Write out each line word for word. Drop pictures.
· · ·
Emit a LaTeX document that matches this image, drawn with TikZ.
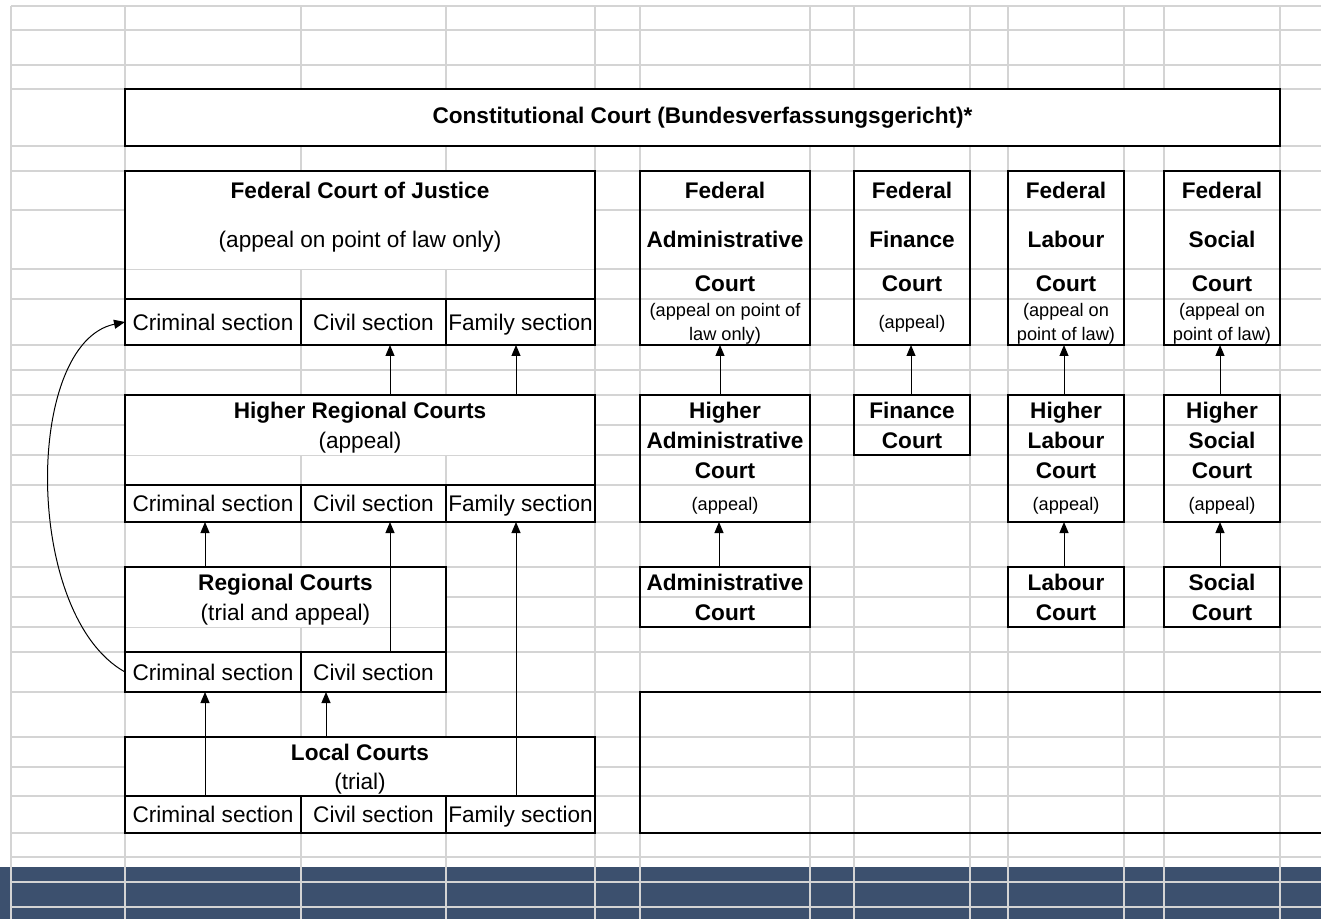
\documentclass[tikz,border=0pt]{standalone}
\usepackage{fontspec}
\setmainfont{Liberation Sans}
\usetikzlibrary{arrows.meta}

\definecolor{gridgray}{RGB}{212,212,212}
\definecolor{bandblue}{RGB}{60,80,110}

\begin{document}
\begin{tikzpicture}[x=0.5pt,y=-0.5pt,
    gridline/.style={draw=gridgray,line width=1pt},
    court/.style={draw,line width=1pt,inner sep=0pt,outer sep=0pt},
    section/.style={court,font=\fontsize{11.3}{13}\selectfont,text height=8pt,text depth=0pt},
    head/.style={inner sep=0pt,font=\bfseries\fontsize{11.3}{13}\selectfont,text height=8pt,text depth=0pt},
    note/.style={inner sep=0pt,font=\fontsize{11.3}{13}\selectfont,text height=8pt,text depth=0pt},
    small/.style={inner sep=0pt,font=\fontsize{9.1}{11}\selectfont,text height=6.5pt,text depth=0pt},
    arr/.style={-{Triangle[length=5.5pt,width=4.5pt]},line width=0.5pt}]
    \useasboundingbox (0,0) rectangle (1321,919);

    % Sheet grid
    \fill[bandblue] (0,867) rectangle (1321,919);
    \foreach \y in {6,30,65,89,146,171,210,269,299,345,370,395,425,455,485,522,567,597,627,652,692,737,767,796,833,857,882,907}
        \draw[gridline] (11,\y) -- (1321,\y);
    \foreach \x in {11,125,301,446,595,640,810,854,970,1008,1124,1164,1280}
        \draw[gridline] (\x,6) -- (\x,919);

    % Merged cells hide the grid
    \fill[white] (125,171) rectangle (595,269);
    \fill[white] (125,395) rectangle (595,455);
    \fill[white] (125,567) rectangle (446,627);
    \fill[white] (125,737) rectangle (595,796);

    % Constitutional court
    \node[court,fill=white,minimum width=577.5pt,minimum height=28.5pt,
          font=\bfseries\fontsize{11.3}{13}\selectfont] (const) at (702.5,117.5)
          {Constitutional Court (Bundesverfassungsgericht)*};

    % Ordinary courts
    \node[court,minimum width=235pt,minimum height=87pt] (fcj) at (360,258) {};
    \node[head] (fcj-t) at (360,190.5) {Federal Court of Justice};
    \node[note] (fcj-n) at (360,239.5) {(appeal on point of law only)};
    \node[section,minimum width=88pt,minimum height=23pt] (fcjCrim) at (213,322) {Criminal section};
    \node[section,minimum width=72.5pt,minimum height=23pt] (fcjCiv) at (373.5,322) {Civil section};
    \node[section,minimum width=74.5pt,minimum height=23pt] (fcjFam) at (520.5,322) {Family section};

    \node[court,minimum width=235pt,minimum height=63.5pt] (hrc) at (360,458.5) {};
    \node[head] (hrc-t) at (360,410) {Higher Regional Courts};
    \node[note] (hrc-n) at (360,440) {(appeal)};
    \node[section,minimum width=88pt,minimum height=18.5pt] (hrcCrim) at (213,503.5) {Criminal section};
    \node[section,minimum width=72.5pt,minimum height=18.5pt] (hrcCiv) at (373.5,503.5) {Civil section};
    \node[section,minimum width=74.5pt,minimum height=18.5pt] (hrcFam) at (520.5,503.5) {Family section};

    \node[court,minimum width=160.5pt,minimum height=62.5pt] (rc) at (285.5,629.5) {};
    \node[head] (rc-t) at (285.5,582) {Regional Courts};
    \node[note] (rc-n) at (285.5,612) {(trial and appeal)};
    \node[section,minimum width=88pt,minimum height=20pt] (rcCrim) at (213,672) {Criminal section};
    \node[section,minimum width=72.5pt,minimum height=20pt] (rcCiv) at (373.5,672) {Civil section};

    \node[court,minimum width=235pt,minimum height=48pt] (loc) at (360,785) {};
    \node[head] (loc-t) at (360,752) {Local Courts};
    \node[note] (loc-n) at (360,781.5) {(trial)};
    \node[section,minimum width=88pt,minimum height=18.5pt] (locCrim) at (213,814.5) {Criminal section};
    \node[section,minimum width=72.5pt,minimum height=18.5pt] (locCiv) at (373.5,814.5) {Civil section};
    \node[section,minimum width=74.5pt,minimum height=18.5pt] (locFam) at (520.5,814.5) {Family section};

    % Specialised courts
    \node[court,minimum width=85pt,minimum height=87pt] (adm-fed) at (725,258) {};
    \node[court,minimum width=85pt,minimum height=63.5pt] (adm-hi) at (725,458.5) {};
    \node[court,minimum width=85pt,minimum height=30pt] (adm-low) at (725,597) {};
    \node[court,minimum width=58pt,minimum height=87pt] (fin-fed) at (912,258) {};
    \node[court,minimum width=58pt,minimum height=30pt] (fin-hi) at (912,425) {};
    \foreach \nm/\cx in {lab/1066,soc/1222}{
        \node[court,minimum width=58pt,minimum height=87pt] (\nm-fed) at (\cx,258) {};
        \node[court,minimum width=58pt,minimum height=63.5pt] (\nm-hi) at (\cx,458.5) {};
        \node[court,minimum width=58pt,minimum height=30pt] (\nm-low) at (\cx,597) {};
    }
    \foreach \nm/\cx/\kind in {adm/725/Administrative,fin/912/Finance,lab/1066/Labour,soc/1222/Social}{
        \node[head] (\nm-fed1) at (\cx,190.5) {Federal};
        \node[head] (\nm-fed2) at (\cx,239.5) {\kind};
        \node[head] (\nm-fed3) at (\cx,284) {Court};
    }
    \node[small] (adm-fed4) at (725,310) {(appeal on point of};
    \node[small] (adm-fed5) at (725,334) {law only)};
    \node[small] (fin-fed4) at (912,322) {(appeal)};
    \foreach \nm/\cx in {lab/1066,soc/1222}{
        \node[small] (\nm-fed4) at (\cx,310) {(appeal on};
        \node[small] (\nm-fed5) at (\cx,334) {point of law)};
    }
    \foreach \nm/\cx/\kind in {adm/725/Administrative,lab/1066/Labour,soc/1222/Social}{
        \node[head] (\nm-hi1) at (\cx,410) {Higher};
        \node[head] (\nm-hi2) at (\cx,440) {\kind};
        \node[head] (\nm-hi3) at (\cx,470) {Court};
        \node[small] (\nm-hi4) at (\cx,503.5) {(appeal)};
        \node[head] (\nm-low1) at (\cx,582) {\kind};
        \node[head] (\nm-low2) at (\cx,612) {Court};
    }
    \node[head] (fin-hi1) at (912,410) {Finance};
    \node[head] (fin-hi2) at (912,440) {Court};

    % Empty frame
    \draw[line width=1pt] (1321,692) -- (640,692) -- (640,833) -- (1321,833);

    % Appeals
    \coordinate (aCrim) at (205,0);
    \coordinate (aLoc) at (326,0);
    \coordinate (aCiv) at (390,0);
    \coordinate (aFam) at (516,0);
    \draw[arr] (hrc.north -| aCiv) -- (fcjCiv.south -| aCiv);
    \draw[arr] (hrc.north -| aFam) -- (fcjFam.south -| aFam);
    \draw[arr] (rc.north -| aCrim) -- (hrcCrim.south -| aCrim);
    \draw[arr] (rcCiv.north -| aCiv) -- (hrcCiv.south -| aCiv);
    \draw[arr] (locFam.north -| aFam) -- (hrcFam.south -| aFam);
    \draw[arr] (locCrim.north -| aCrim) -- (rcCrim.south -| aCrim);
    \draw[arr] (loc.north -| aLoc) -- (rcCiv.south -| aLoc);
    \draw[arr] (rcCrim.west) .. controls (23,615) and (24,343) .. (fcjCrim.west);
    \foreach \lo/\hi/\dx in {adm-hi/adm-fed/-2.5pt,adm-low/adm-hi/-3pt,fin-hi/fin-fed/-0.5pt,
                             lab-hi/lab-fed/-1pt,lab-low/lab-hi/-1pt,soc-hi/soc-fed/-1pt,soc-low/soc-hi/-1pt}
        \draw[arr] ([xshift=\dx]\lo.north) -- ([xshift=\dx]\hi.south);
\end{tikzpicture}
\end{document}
· · ·
• Solution
Emit a LaTeX document that matches this image, drawn with TikZ.
\documentclass[tikz,border=0pt]{standalone}
\usepackage{fontspec}
\setmainfont{Liberation Sans}
\usetikzlibrary{arrows.meta}

\definecolor{gridgray}{RGB}{212,212,212}
\definecolor{bandblue}{RGB}{60,80,110}

\begin{document}
\begin{tikzpicture}[x=0.5pt,y=-0.5pt,
    gridline/.style={draw=gridgray,line width=1pt},
    court/.style={draw,line width=1pt,inner sep=0pt,outer sep=0pt},
    section/.style={court,font=\fontsize{11.3}{13}\selectfont,text height=8pt,text depth=0pt},
    head/.style={inner sep=0pt,font=\bfseries\fontsize{11.3}{13}\selectfont,text height=8pt,text depth=0pt},
    note/.style={inner sep=0pt,font=\fontsize{11.3}{13}\selectfont,text height=8pt,text depth=0pt},
    small/.style={inner sep=0pt,font=\fontsize{9.1}{11}\selectfont,text height=6.5pt,text depth=0pt},
    arr/.style={-{Triangle[length=5.5pt,width=4.5pt]},line width=0.5pt}]
    \useasboundingbox (0,0) rectangle (1321,919);

    % Sheet grid
    \fill[bandblue] (0,867) rectangle (1321,919);
    \foreach \y in {6,30,65,89,146,171,210,269,299,345,370,395,425,455,485,522,567,597,627,652,692,737,767,796,833,857,882,907}
        \draw[gridline] (11,\y) -- (1321,\y);
    \foreach \x in {11,125,301,446,595,640,810,854,970,1008,1124,1164,1280}
        \draw[gridline] (\x,6) -- (\x,919);

    % Merged cells hide the grid
    \fill[white] (125,171) rectangle (595,269);
    \fill[white] (125,395) rectangle (595,455);
    \fill[white] (125,567) rectangle (446,627);
    \fill[white] (125,737) rectangle (595,796);

    % Constitutional court
    \node[court,fill=white,minimum width=577.5pt,minimum height=28.5pt,
          font=\bfseries\fontsize{11.3}{13}\selectfont] (const) at (702.5,117.5)
          {Constitutional Court (Bundesverfassungsgericht)*};

    % Ordinary courts
    \node[court,minimum width=235pt,minimum height=87pt] (fcj) at (360,258) {};
    \node[head] (fcj-t) at (360,190.5) {Federal Court of Justice};
    \node[note] (fcj-n) at (360,239.5) {(appeal on point of law only)};
    \node[section,minimum width=88pt,minimum height=23pt] (fcjCrim) at (213,322) {Criminal section};
    \node[section,minimum width=72.5pt,minimum height=23pt] (fcjCiv) at (373.5,322) {Civil section};
    \node[section,minimum width=74.5pt,minimum height=23pt] (fcjFam) at (520.5,322) {Family section};

    \node[court,minimum width=235pt,minimum height=63.5pt] (hrc) at (360,458.5) {};
    \node[head] (hrc-t) at (360,410) {Higher Regional Courts};
    \node[note] (hrc-n) at (360,440) {(appeal)};
    \node[section,minimum width=88pt,minimum height=18.5pt] (hrcCrim) at (213,503.5) {Criminal section};
    \node[section,minimum width=72.5pt,minimum height=18.5pt] (hrcCiv) at (373.5,503.5) {Civil section};
    \node[section,minimum width=74.5pt,minimum height=18.5pt] (hrcFam) at (520.5,503.5) {Family section};

    \node[court,minimum width=160.5pt,minimum height=62.5pt] (rc) at (285.5,629.5) {};
    \node[head] (rc-t) at (285.5,582) {Regional Courts};
    \node[note] (rc-n) at (285.5,612) {(trial and appeal)};
    \node[section,minimum width=88pt,minimum height=20pt] (rcCrim) at (213,672) {Criminal section};
    \node[section,minimum width=72.5pt,minimum height=20pt] (rcCiv) at (373.5,672) {Civil section};

    \node[court,minimum width=235pt,minimum height=48pt] (loc) at (360,785) {};
    \node[head] (loc-t) at (360,752) {Local Courts};
    \node[note] (loc-n) at (360,781.5) {(trial)};
    \node[section,minimum width=88pt,minimum height=18.5pt] (locCrim) at (213,814.5) {Criminal section};
    \node[section,minimum width=72.5pt,minimum height=18.5pt] (locCiv) at (373.5,814.5) {Civil section};
    \node[section,minimum width=74.5pt,minimum height=18.5pt] (locFam) at (520.5,814.5) {Family section};

    % Specialised courts
    \node[court,minimum width=85pt,minimum height=87pt] (adm-fed) at (725,258) {};
    \node[court,minimum width=85pt,minimum height=63.5pt] (adm-hi) at (725,458.5) {};
    \node[court,minimum width=85pt,minimum height=30pt] (adm-low) at (725,597) {};
    \node[court,minimum width=58pt,minimum height=87pt] (fin-fed) at (912,258) {};
    \node[court,minimum width=58pt,minimum height=30pt] (fin-hi) at (912,425) {};
    \foreach \nm/\cx in {lab/1066,soc/1222}{
        \node[court,minimum width=58pt,minimum height=87pt] (\nm-fed) at (\cx,258) {};
        \node[court,minimum width=58pt,minimum height=63.5pt] (\nm-hi) at (\cx,458.5) {};
        \node[court,minimum width=58pt,minimum height=30pt] (\nm-low) at (\cx,597) {};
    }
    \foreach \nm/\cx/\kind in {adm/725/Administrative,fin/912/Finance,lab/1066/Labour,soc/1222/Social}{
        \node[head] (\nm-fed1) at (\cx,190.5) {Federal};
        \node[head] (\nm-fed2) at (\cx,239.5) {\kind};
        \node[head] (\nm-fed3) at (\cx,284) {Court};
    }
    \node[small] (adm-fed4) at (725,310) {(appeal on point of};
    \node[small] (adm-fed5) at (725,334) {law only)};
    \node[small] (fin-fed4) at (912,322) {(appeal)};
    \foreach \nm/\cx in {lab/1066,soc/1222}{
        \node[small] (\nm-fed4) at (\cx,310) {(appeal on};
        \node[small] (\nm-fed5) at (\cx,334) {point of law)};
    }
    \foreach \nm/\cx/\kind in {adm/725/Administrative,lab/1066/Labour,soc/1222/Social}{
        \node[head] (\nm-hi1) at (\cx,410) {Higher};
        \node[head] (\nm-hi2) at (\cx,440) {\kind};
        \node[head] (\nm-hi3) at (\cx,470) {Court};
        \node[small] (\nm-hi4) at (\cx,503.5) {(appeal)};
        \node[head] (\nm-low1) at (\cx,582) {\kind};
        \node[head] (\nm-low2) at (\cx,612) {Court};
    }
    \node[head] (fin-hi1) at (912,410) {Finance};
    \node[head] (fin-hi2) at (912,440) {Court};

    % Empty frame
    \draw[line width=1pt] (1321,692) -- (640,692) -- (640,833) -- (1321,833);

    % Appeals
    \coordinate (aCrim) at (205,0);
    \coordinate (aLoc) at (326,0);
    \coordinate (aCiv) at (390,0);
    \coordinate (aFam) at (516,0);
    \draw[arr] (hrc.north -| aCiv) -- (fcjCiv.south -| aCiv);
    \draw[arr] (hrc.north -| aFam) -- (fcjFam.south -| aFam);
    \draw[arr] (rc.north -| aCrim) -- (hrcCrim.south -| aCrim);
    \draw[arr] (rcCiv.north -| aCiv) -- (hrcCiv.south -| aCiv);
    \draw[arr] (locFam.north -| aFam) -- (hrcFam.south -| aFam);
    \draw[arr] (locCrim.north -| aCrim) -- (rcCrim.south -| aCrim);
    \draw[arr] (loc.north -| aLoc) -- (rcCiv.south -| aLoc);
    \draw[arr] (rcCrim.west) .. controls (23,615) and (24,343) .. (fcjCrim.west);
    \foreach \lo/\hi/\dx in {adm-hi/adm-fed/-2.5pt,adm-low/adm-hi/-3pt,fin-hi/fin-fed/-0.5pt,
                             lab-hi/lab-fed/-1pt,lab-low/lab-hi/-1pt,soc-hi/soc-fed/-1pt,soc-low/soc-hi/-1pt}
        \draw[arr] ([xshift=\dx]\lo.north) -- ([xshift=\dx]\hi.south);
\end{tikzpicture}
\end{document}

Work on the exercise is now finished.